> EXERCISE GOAL
Every line of the listing must be reproduced as it stands. Leave the images behind.

[start]

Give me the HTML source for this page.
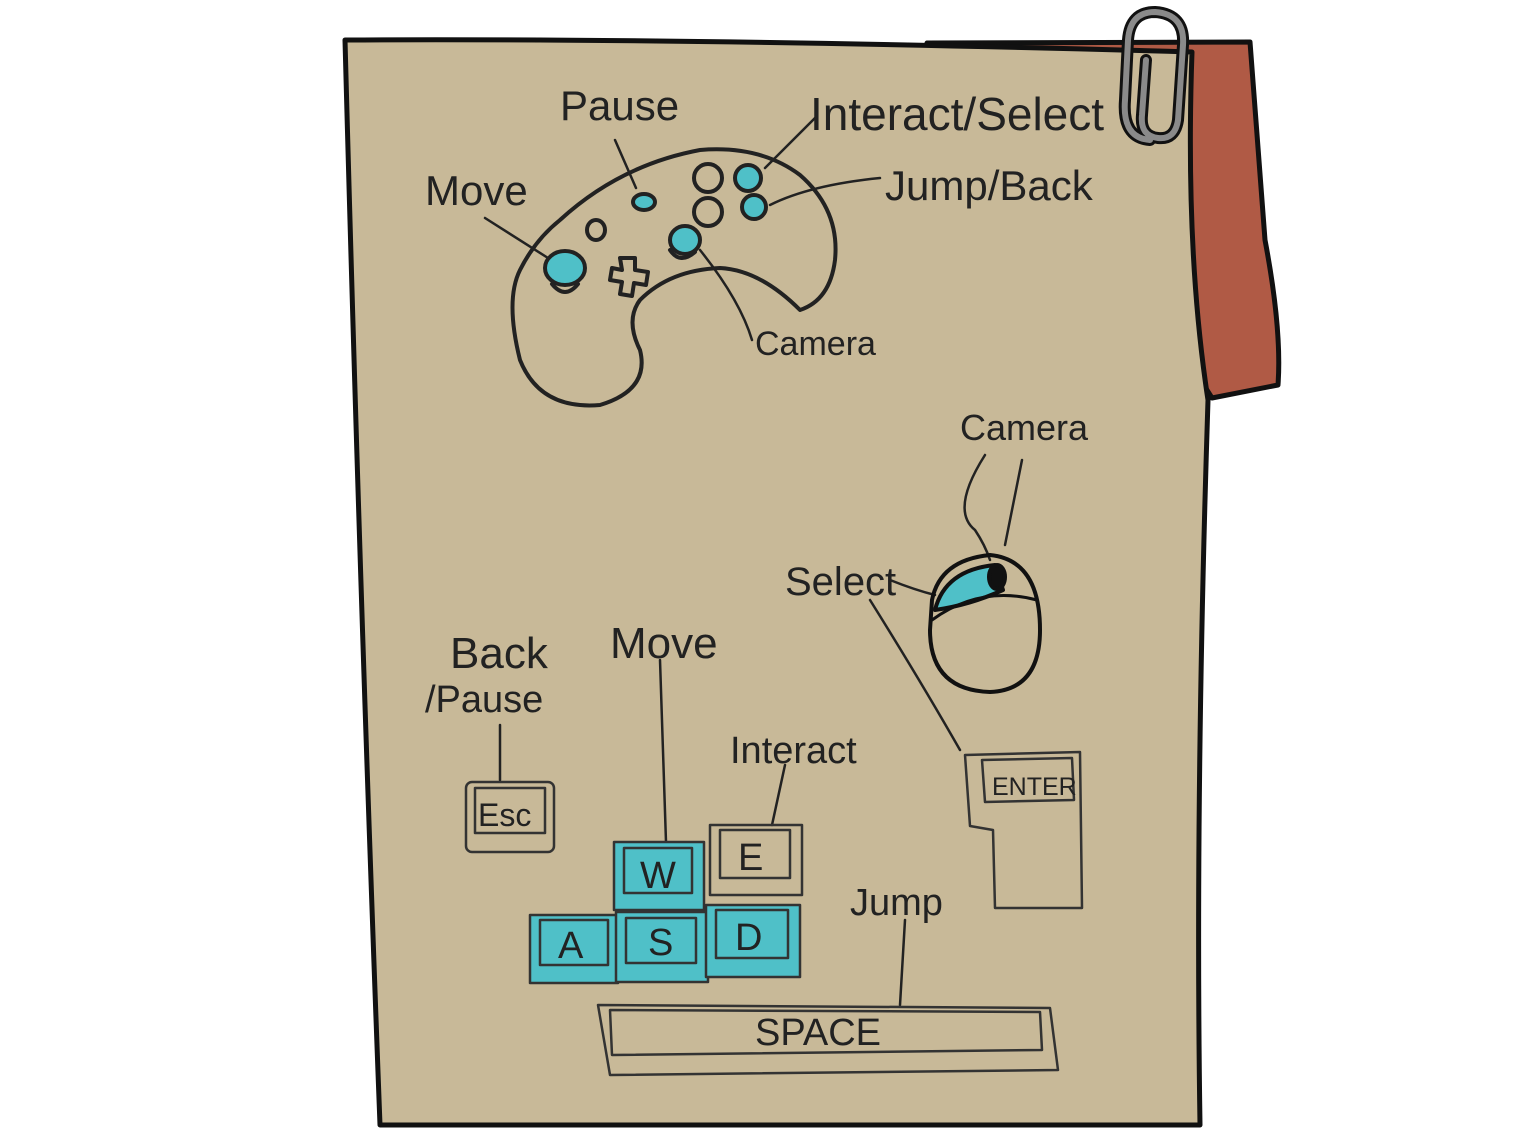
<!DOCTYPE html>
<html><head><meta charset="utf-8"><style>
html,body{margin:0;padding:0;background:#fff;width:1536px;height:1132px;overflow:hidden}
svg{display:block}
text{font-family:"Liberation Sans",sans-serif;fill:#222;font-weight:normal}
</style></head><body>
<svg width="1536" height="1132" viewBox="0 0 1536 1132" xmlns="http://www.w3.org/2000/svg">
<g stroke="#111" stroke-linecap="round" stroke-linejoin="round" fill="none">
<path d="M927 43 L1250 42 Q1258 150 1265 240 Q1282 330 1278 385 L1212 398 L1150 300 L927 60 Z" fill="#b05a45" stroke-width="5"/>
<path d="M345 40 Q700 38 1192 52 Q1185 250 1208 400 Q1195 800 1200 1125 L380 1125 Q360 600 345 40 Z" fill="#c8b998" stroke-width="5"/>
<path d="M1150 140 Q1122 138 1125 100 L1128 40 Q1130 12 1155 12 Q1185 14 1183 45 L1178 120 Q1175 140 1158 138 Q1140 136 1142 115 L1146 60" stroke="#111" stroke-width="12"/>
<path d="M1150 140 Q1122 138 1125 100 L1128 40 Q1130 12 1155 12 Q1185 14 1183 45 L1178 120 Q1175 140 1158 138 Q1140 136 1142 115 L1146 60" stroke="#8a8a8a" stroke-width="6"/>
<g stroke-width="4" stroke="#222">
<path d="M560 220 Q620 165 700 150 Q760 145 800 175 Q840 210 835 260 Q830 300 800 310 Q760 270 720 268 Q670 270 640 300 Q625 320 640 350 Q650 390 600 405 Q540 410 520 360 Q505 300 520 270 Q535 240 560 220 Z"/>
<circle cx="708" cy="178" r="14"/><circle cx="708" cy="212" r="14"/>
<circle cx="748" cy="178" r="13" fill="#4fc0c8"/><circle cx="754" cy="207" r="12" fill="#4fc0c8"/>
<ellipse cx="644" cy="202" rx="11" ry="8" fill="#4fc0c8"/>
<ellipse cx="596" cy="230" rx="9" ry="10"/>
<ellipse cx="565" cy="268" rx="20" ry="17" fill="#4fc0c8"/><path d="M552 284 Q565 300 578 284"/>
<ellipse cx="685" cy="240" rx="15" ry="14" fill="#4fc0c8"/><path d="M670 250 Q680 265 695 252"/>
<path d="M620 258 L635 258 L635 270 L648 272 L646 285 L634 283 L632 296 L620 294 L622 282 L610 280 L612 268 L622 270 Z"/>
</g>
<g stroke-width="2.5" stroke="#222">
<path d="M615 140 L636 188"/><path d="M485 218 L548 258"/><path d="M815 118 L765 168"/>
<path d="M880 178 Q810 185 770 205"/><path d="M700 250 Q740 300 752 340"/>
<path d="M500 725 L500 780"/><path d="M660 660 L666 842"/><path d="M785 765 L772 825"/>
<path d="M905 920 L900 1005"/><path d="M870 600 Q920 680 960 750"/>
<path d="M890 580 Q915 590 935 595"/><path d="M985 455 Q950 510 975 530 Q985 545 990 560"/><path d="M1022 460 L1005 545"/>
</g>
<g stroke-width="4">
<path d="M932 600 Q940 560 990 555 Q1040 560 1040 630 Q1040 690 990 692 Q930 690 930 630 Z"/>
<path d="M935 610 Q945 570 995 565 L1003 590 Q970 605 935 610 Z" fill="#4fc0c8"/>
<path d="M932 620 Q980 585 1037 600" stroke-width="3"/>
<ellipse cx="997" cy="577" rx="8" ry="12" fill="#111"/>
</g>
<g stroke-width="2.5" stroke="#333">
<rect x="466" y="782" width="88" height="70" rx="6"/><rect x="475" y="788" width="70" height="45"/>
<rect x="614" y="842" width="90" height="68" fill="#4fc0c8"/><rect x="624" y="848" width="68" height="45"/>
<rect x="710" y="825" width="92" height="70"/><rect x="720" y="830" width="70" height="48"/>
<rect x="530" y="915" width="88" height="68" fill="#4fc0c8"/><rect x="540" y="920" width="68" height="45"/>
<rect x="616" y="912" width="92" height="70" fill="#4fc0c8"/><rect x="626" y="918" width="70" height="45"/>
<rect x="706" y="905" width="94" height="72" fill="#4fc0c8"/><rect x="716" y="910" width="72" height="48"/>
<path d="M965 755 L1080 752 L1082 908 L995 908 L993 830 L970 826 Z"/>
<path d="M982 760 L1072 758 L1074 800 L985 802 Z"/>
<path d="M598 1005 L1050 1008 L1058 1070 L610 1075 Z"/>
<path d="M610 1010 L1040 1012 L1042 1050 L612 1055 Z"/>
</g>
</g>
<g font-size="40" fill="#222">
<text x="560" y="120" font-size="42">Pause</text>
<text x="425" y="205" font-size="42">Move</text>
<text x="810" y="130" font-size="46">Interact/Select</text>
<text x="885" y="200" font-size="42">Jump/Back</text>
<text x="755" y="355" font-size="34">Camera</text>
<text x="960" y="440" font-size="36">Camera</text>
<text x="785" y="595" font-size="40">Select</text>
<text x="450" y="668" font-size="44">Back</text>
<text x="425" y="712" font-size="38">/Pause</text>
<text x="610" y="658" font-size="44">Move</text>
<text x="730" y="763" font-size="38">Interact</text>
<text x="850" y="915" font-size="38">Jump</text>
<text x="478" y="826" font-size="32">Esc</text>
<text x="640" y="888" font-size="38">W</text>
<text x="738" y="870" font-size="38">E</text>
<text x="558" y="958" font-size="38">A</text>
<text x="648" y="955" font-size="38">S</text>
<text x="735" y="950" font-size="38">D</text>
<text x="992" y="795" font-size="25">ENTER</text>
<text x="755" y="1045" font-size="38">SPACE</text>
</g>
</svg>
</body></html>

[end]

> RESPONSE TO THE EXERCISE
Give me the HTML source for this page.
<!DOCTYPE html>
<html><head><meta charset="utf-8"><style>
html,body{margin:0;padding:0;background:#fff;width:1536px;height:1132px;overflow:hidden}
svg{display:block}
text{font-family:"Liberation Sans",sans-serif;fill:#222;font-weight:normal}
</style></head><body>
<svg width="1536" height="1132" viewBox="0 0 1536 1132" xmlns="http://www.w3.org/2000/svg">
<g stroke="#111" stroke-linecap="round" stroke-linejoin="round" fill="none">
<path d="M927 43 L1250 42 Q1258 150 1265 240 Q1282 330 1278 385 L1212 398 L1150 300 L927 60 Z" fill="#b05a45" stroke-width="5"/>
<path d="M345 40 Q700 38 1192 52 Q1185 250 1208 400 Q1195 800 1200 1125 L380 1125 Q360 600 345 40 Z" fill="#c8b998" stroke-width="5"/>
<path d="M1150 140 Q1122 138 1125 100 L1128 40 Q1130 12 1155 12 Q1185 14 1183 45 L1178 120 Q1175 140 1158 138 Q1140 136 1142 115 L1146 60" stroke="#111" stroke-width="12"/>
<path d="M1150 140 Q1122 138 1125 100 L1128 40 Q1130 12 1155 12 Q1185 14 1183 45 L1178 120 Q1175 140 1158 138 Q1140 136 1142 115 L1146 60" stroke="#8a8a8a" stroke-width="6"/>
<g stroke-width="4" stroke="#222">
<path d="M560 220 Q620 165 700 150 Q760 145 800 175 Q840 210 835 260 Q830 300 800 310 Q760 270 720 268 Q670 270 640 300 Q625 320 640 350 Q650 390 600 405 Q540 410 520 360 Q505 300 520 270 Q535 240 560 220 Z"/>
<circle cx="708" cy="178" r="14"/><circle cx="708" cy="212" r="14"/>
<circle cx="748" cy="178" r="13" fill="#4fc0c8"/><circle cx="754" cy="207" r="12" fill="#4fc0c8"/>
<ellipse cx="644" cy="202" rx="11" ry="8" fill="#4fc0c8"/>
<ellipse cx="596" cy="230" rx="9" ry="10"/>
<ellipse cx="565" cy="268" rx="20" ry="17" fill="#4fc0c8"/><path d="M552 284 Q565 300 578 284"/>
<ellipse cx="685" cy="240" rx="15" ry="14" fill="#4fc0c8"/><path d="M670 250 Q680 265 695 252"/>
<path d="M620 258 L635 258 L635 270 L648 272 L646 285 L634 283 L632 296 L620 294 L622 282 L610 280 L612 268 L622 270 Z"/>
</g>
<g stroke-width="2.5" stroke="#222">
<path d="M615 140 L636 188"/><path d="M485 218 L548 258"/><path d="M815 118 L765 168"/>
<path d="M880 178 Q810 185 770 205"/><path d="M700 250 Q740 300 752 340"/>
<path d="M500 725 L500 780"/><path d="M660 660 L666 842"/><path d="M785 765 L772 825"/>
<path d="M905 920 L900 1005"/><path d="M870 600 Q920 680 960 750"/>
<path d="M890 580 Q915 590 935 595"/><path d="M985 455 Q950 510 975 530 Q985 545 990 560"/><path d="M1022 460 L1005 545"/>
</g>
<g stroke-width="4">
<path d="M932 600 Q940 560 990 555 Q1040 560 1040 630 Q1040 690 990 692 Q930 690 930 630 Z"/>
<path d="M935 610 Q945 570 995 565 L1003 590 Q970 605 935 610 Z" fill="#4fc0c8"/>
<path d="M932 620 Q980 585 1037 600" stroke-width="3"/>
<ellipse cx="997" cy="577" rx="8" ry="12" fill="#111"/>
</g>
<g stroke-width="2.5" stroke="#333">
<rect x="466" y="782" width="88" height="70" rx="6"/><rect x="475" y="788" width="70" height="45"/>
<rect x="614" y="842" width="90" height="68" fill="#4fc0c8"/><rect x="624" y="848" width="68" height="45"/>
<rect x="710" y="825" width="92" height="70"/><rect x="720" y="830" width="70" height="48"/>
<rect x="530" y="915" width="88" height="68" fill="#4fc0c8"/><rect x="540" y="920" width="68" height="45"/>
<rect x="616" y="912" width="92" height="70" fill="#4fc0c8"/><rect x="626" y="918" width="70" height="45"/>
<rect x="706" y="905" width="94" height="72" fill="#4fc0c8"/><rect x="716" y="910" width="72" height="48"/>
<path d="M965 755 L1080 752 L1082 908 L995 908 L993 830 L970 826 Z"/>
<path d="M982 760 L1072 758 L1074 800 L985 802 Z"/>
<path d="M598 1005 L1050 1008 L1058 1070 L610 1075 Z"/>
<path d="M610 1010 L1040 1012 L1042 1050 L612 1055 Z"/>
</g>
</g>
<g font-size="40" fill="#222">
<text x="560" y="120" font-size="42">Pause</text>
<text x="425" y="205" font-size="42">Move</text>
<text x="810" y="130" font-size="46">Interact/Select</text>
<text x="885" y="200" font-size="42">Jump/Back</text>
<text x="755" y="355" font-size="34">Camera</text>
<text x="960" y="440" font-size="36">Camera</text>
<text x="785" y="595" font-size="40">Select</text>
<text x="450" y="668" font-size="44">Back</text>
<text x="425" y="712" font-size="38">/Pause</text>
<text x="610" y="658" font-size="44">Move</text>
<text x="730" y="763" font-size="38">Interact</text>
<text x="850" y="915" font-size="38">Jump</text>
<text x="478" y="826" font-size="32">Esc</text>
<text x="640" y="888" font-size="38">W</text>
<text x="738" y="870" font-size="38">E</text>
<text x="558" y="958" font-size="38">A</text>
<text x="648" y="955" font-size="38">S</text>
<text x="735" y="950" font-size="38">D</text>
<text x="992" y="795" font-size="25">ENTER</text>
<text x="755" y="1045" font-size="38">SPACE</text>
</g>
</svg>
</body></html>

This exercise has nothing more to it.